**Exercise goal**
Count how many lines contain the word "down". Please give only the number.

**Source material**
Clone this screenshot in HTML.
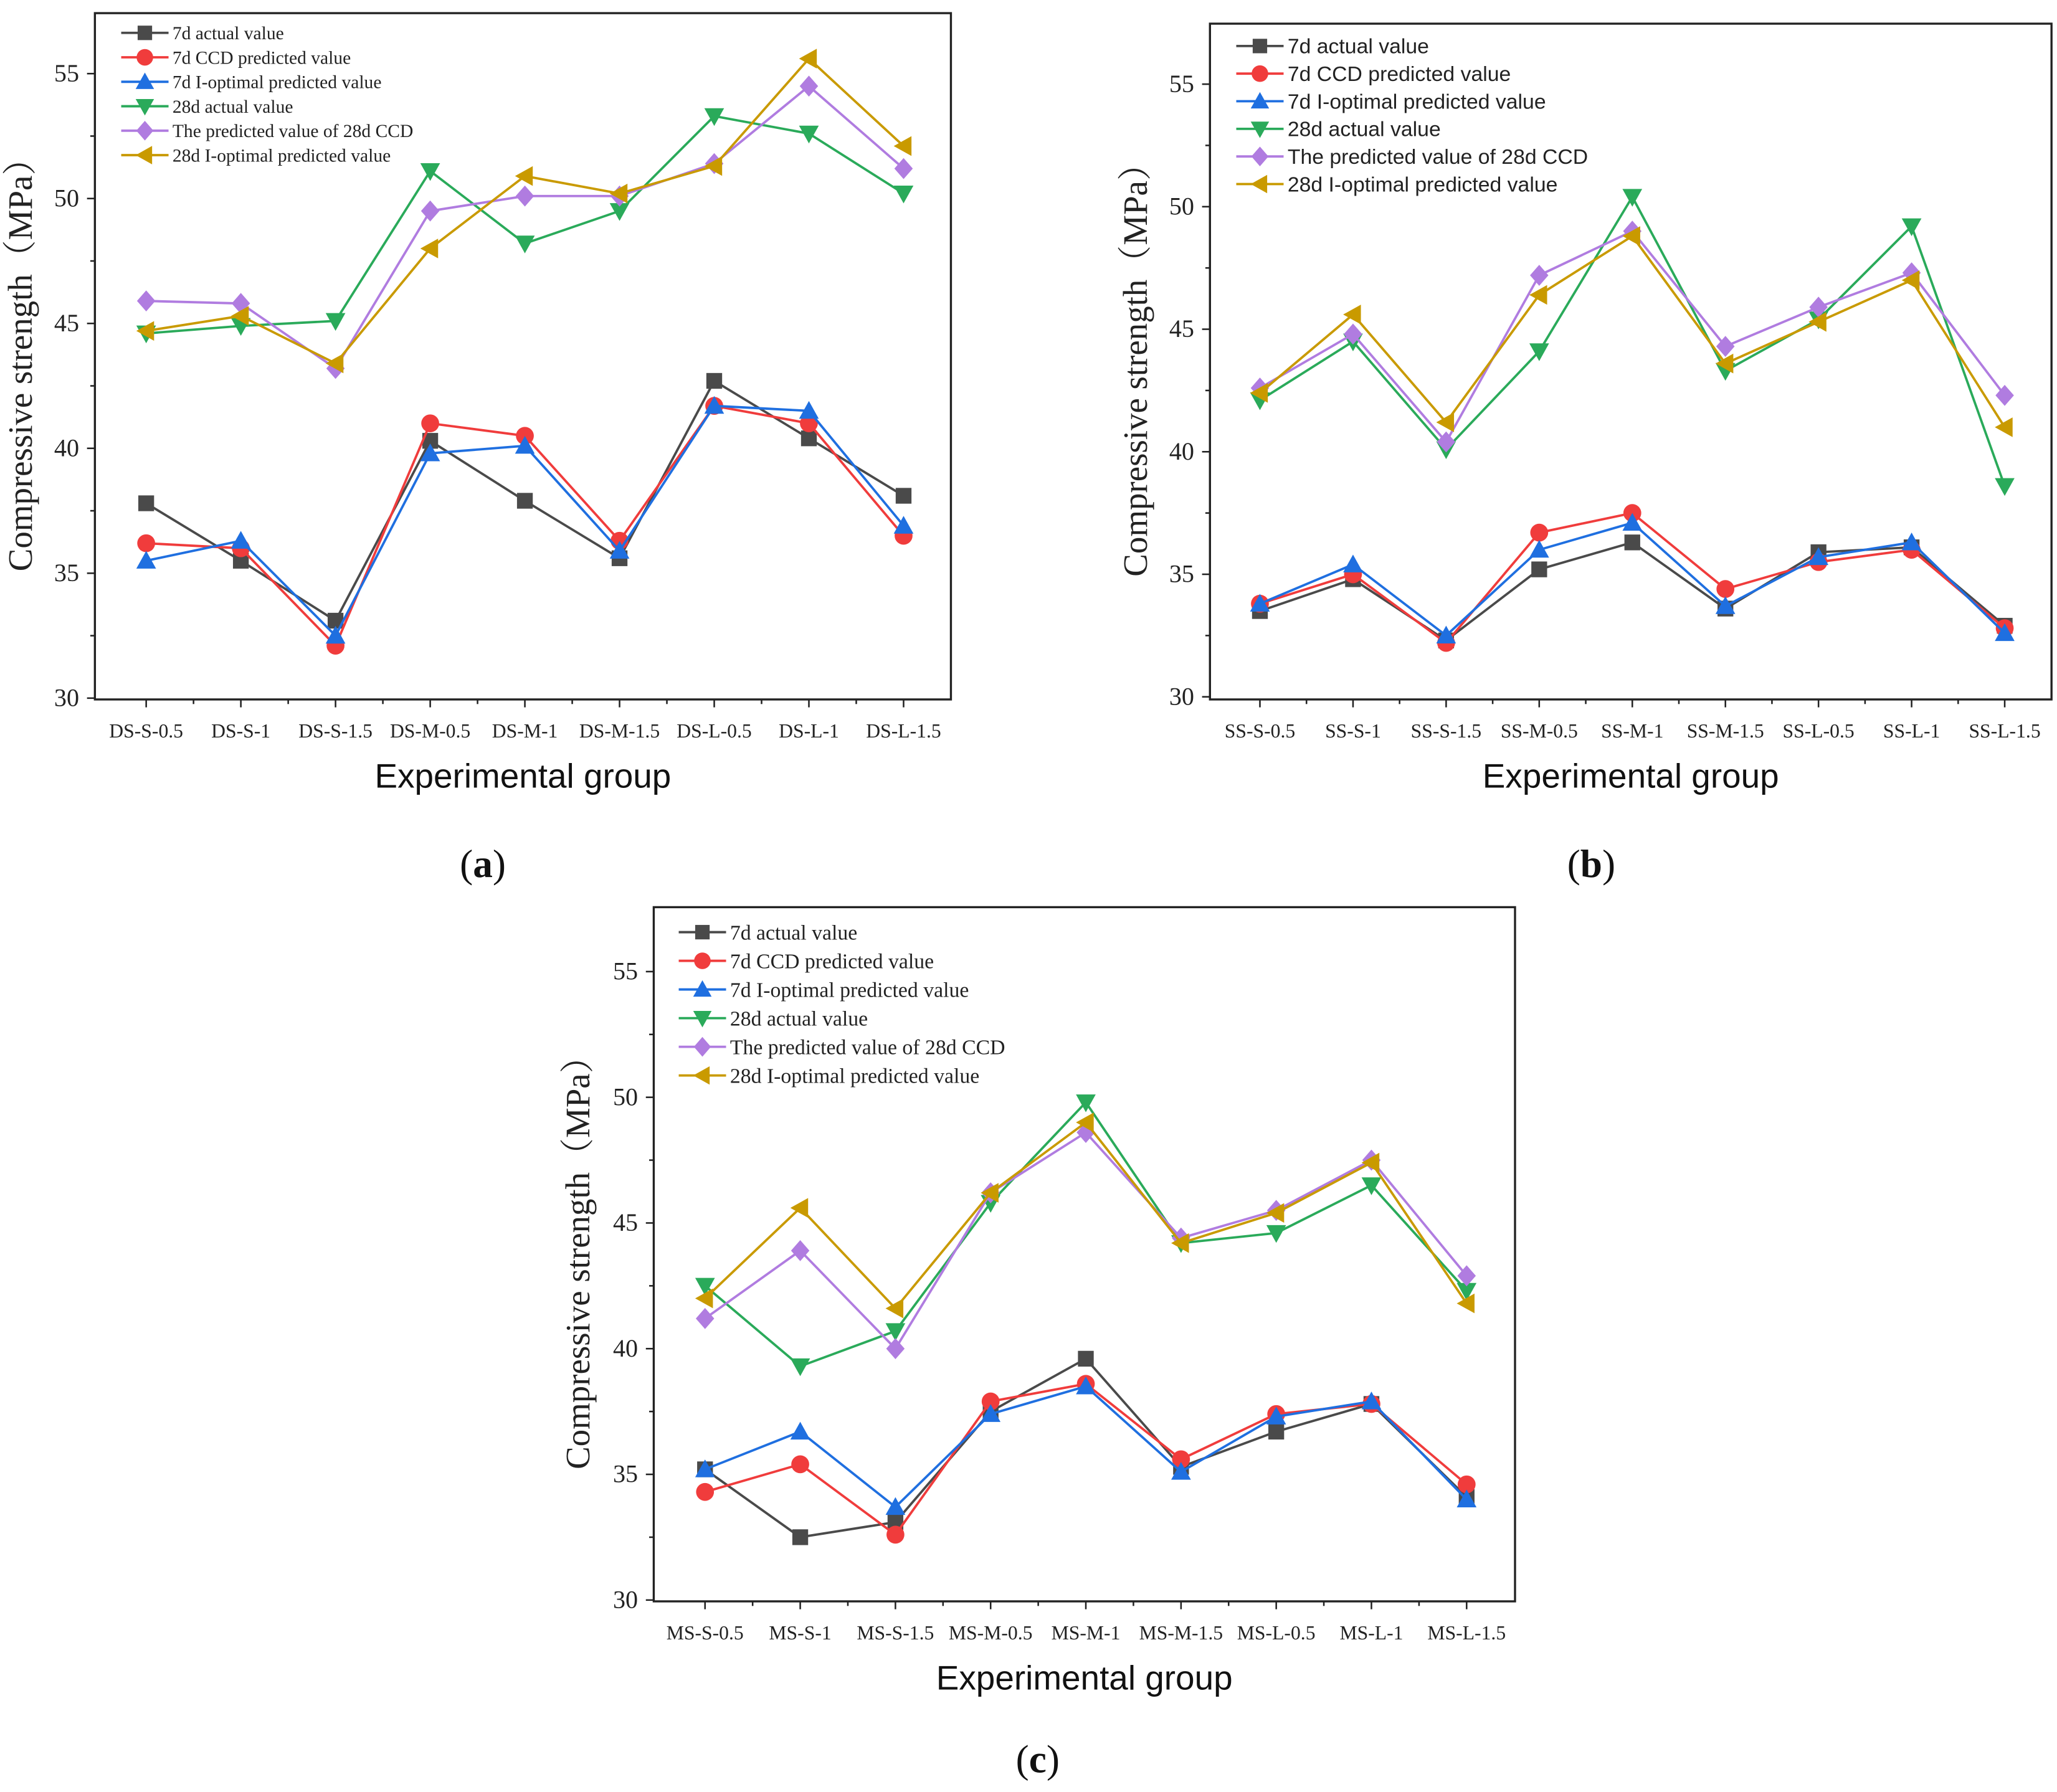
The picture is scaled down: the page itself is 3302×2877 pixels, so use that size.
<!DOCTYPE html>
<html><head><meta charset="utf-8"><style>
html,body{margin:0;padding:0;background:#fff;}
svg{display:block;}
</style></head><body>
<svg id="chart" xmlns="http://www.w3.org/2000/svg" width="3302" height="2877" viewBox="0 0 1564 1363">
<rect width="1564" height="1363" fill="#fff"/>
</svg>
<script>
const seriesNames=["7d actual value","7d CCD predicted value","7d I-optimal predicted value","28d actual value","The predicted value of 28d CCD","28d I-optimal predicted value"];
const seriesColors=["#4a4a4a","#f03c3c","#1f6fe0","#2aaa5a","#b07ce0","#c99a00"];
const seriesMarkers=["square","circle","up","down","diamond","left"];
const yTicks=[30,35,40,45,50,55];
const catsA=["DS-S-0.5","DS-S-1","DS-S-1.5","DS-M-0.5","DS-M-1","DS-M-1.5","DS-L-0.5","DS-L-1","DS-L-1.5"];
const a7Actual=[37.8,35.5,33.1,40.3,37.9,35.6,42.7,40.4,38.1];
const a7CCD=[36.2,36.0,32.1,41.0,40.5,36.3,41.7,41.0,36.5];
const a7I=[35.5,36.3,32.5,39.8,40.1,35.9,41.7,41.5,36.9];
const a28Actual=[44.6,44.9,45.1,51.1,48.2,49.5,53.3,52.6,50.2];
const a28CCD=[45.9,45.8,43.2,49.5,50.1,50.1,51.4,54.5,51.2];
const a28I=[44.7,45.3,43.4,48.0,50.9,50.2,51.3,55.6,52.1];
const catsB=["SS-S-0.5","SS-S-1","SS-S-1.5","SS-M-0.5","SS-M-1","SS-M-1.5","SS-L-0.5","SS-L-1","SS-L-1.5"];
const b7Actual=[33.5,34.8,32.3,35.2,36.3,33.6,35.9,36.1,32.9];
const b7CCD=[33.8,35.0,32.2,36.7,37.5,34.4,35.5,36.0,32.8];
const b7I=[33.8,35.4,32.5,36.0,37.1,33.7,35.7,36.3,32.6];
const b28Actual=[42.1,44.5,40.1,44.1,50.4,43.3,45.4,49.2,38.6];
const b28CCD=[42.6,44.8,40.4,47.2,49.0,44.3,45.9,47.3,42.3];
const b28I=[42.4,45.6,41.2,46.4,48.8,43.6,45.3,47.0,41.0];
const catsC=["MS-S-0.5","MS-S-1","MS-S-1.5","MS-M-0.5","MS-M-1","MS-M-1.5","MS-L-0.5","MS-L-1","MS-L-1.5"];
const c7Actual=[35.2,32.5,33.1,37.5,39.6,35.3,36.7,37.8,34.1];
const c7CCD=[34.3,35.4,32.6,37.9,38.6,35.6,37.4,37.8,34.6];
const c7I=[35.2,36.7,33.7,37.4,38.5,35.1,37.3,37.9,34.0];
const c28Actual=[42.5,39.3,40.7,45.8,49.8,44.2,44.6,46.5,42.3];
const c28CCD=[41.2,43.9,40.0,46.2,48.6,44.4,45.5,47.5,42.9];
const c28I=[42.0,45.6,41.6,46.2,49.0,44.2,45.4,47.4,41.8];

const NS="http://www.w3.org/2000/svg";
const svg=document.getElementById('chart');
function mk(tag,attrs,parent){const e=document.createElementNS(NS,tag);for(const k in attrs)e.setAttribute(k,attrs[k]);(parent||svg).appendChild(e);return e;}
const SERIF='"Liberation Serif", "Noto Serif CJK SC", serif';
const SANS='"Liberation Sans", "Noto Sans CJK SC", sans-serif';

function marker(g,type,x,y,c,s){
  let e;
  if(type==="square") e=mk('rect',{x:x-s,y:y-s,width:2*s,height:2*s,fill:c},g);
  else if(type==="circle") e=mk('circle',{cx:x,cy:y,r:s+0.8,fill:c},g);
  else if(type==="up") e=mk('polygon',{points:`${x},${y-s-1.5} ${x-s-1.5},${y+s} ${x+s+1.5},${y+s}`,fill:c},g);
  else if(type==="down") e=mk('polygon',{points:`${x},${y+s+1.5} ${x-s-1.5},${y-s} ${x+s+1.5},${y-s}`,fill:c},g);
  else if(type==="diamond") e=mk('polygon',{points:`${x},${y-s-2} ${x+s+1},${y} ${x},${y+s+2} ${x-s-1},${y}`,fill:c},g);
  else e=mk('polygon',{points:`${x-s-1.5},${y} ${x+s},${y-s-1.5} ${x+s},${y+s+1.5}`,fill:c},g);
  return e;
}

function panel(id,cfg,cats,series){
  const g=mk('g',{});
  
  
  const {L,R,T,B,y30,y55,x0,dx}=cfg;
  const yS=v=>y30+(v-30)*(y55-y30)/25;
  const xS=i=>x0+i*dx;
  const frame=mk('rect',{x:L,y:T,width:R-L,height:B-T,fill:'none',stroke:'#222','stroke-width':1.6},g);
  
  
  for(let v=30;v<=55;v+=2.5){
    const major=(v%5===0);
    mk('line',{x1:L,x2:L-(major?6:3.5),y1:yS(v),y2:yS(v),stroke:'#222','stroke-width':1.2},g);
  }
  yTicks.forEach(v=>{
    const t=mk('text',{x:L-12,y:yS(v)+6,'text-anchor':'end','font-family':SERIF,'font-size':19,fill:'#222'},g);
    t.textContent=v;
    
    
  });
  cats.forEach((c,i)=>{
    mk('line',{x1:xS(i),x2:xS(i),y1:B,y2:B+6,stroke:'#222','stroke-width':1.2},g);
    if(i<cats.length-1) mk('line',{x1:xS(i)+dx/2,x2:xS(i)+dx/2,y1:B,y2:B+3.5,stroke:'#222','stroke-width':1.2},g);
    const t=mk('text',{x:xS(i),y:B+29,'text-anchor':'middle','font-family':SERIF,'font-size':15,fill:'#222'},g);
    t.textContent=c;
    
    
  });
  const yt=mk('text',{x:0,y:0,'text-anchor':'middle','font-family':SERIF,'font-size':26,fill:'#222',transform:`translate(${cfg.ytx},${(T+B)/2}) rotate(-90)`},g);
  yt.textContent='Compressive strength（MPa）';
  
  
  const xt=mk('text',{x:(L+R)/2,y:B+67,'text-anchor':'middle','font-family':SANS,'font-size':26,fill:'#111'},g);
  xt.textContent='Experimental group';
  
  
  series.forEach((vals,si)=>{
    const sg=mk('g',{},g);
    
    
    const pts=vals.map((v,i)=>xS(i)+','+yS(v)).join(' ');
    mk('polyline',{points:pts,fill:'none',stroke:seriesColors[si],'stroke-width':1.8},sg);
    vals.forEach((v,i)=>{
      const m=marker(sg,seriesMarkers[si],xS(i),yS(v),seriesColors[si],6);
      
      
    });
  });
  const lg=mk('g',{},g);
  
  
  seriesNames.forEach((n,i)=>{
    const y=cfg.lgY+i*cfg.lgDy;
    const e=mk('g',{},lg);
    
    
    mk('line',{x1:cfg.lgX,x2:cfg.lgX+36,y1:y,y2:y,stroke:seriesColors[i],'stroke-width':1.8},e);
    marker(e,seriesMarkers[i],cfg.lgX+18,y,seriesColors[i],5.5);
    const t=mk('text',{x:cfg.lgX+39,y:y+cfg.lgFs*0.35,'font-family':cfg.lgFont,'font-size':cfg.lgFs,fill:'#222'},e);
    t.textContent=n;
  });
  const cap=mk('text',{x:cfg.capX,y:cfg.capY,'text-anchor':'middle','font-family':SERIF,'font-size':30,fill:'#111'},g);
  cap.innerHTML='(<tspan font-weight="bold">'+id+'</tspan>)';
  
  
}

panel('a',{L:72,R:723,T:10,B:532,y30:531,y55:56,x0:111,dx:72,ytx:24,lgX:92,lgY:25,lgDy:18.6,lgFs:14,lgFont:SERIF,capX:367,capY:667},catsA,[a7Actual,a7CCD,a7I,a28Actual,a28CCD,a28I]);
panel('b',{L:920,R:1560,T:18,B:532,y30:530,y55:64,x0:958,dx:70.8,ytx:872,lgX:940,lgY:35,lgDy:21,lgFs:16,lgFont:SANS,capX:1210,capY:667},catsB,[b7Actual,b7CCD,b7I,b28Actual,b28CCD,b28I]);
panel('c',{L:497,R:1152,T:690,B:1218,y30:1217,y55:739,x0:536,dx:72.4,ytx:448,lgX:516,lgY:709,lgDy:21.8,lgFs:16,lgFont:SERIF,capX:789,capY:1348},catsC,[c7Actual,c7CCD,c7I,c28Actual,c28CCD,c28I]);
</script>
</body></html>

**Written reply**
3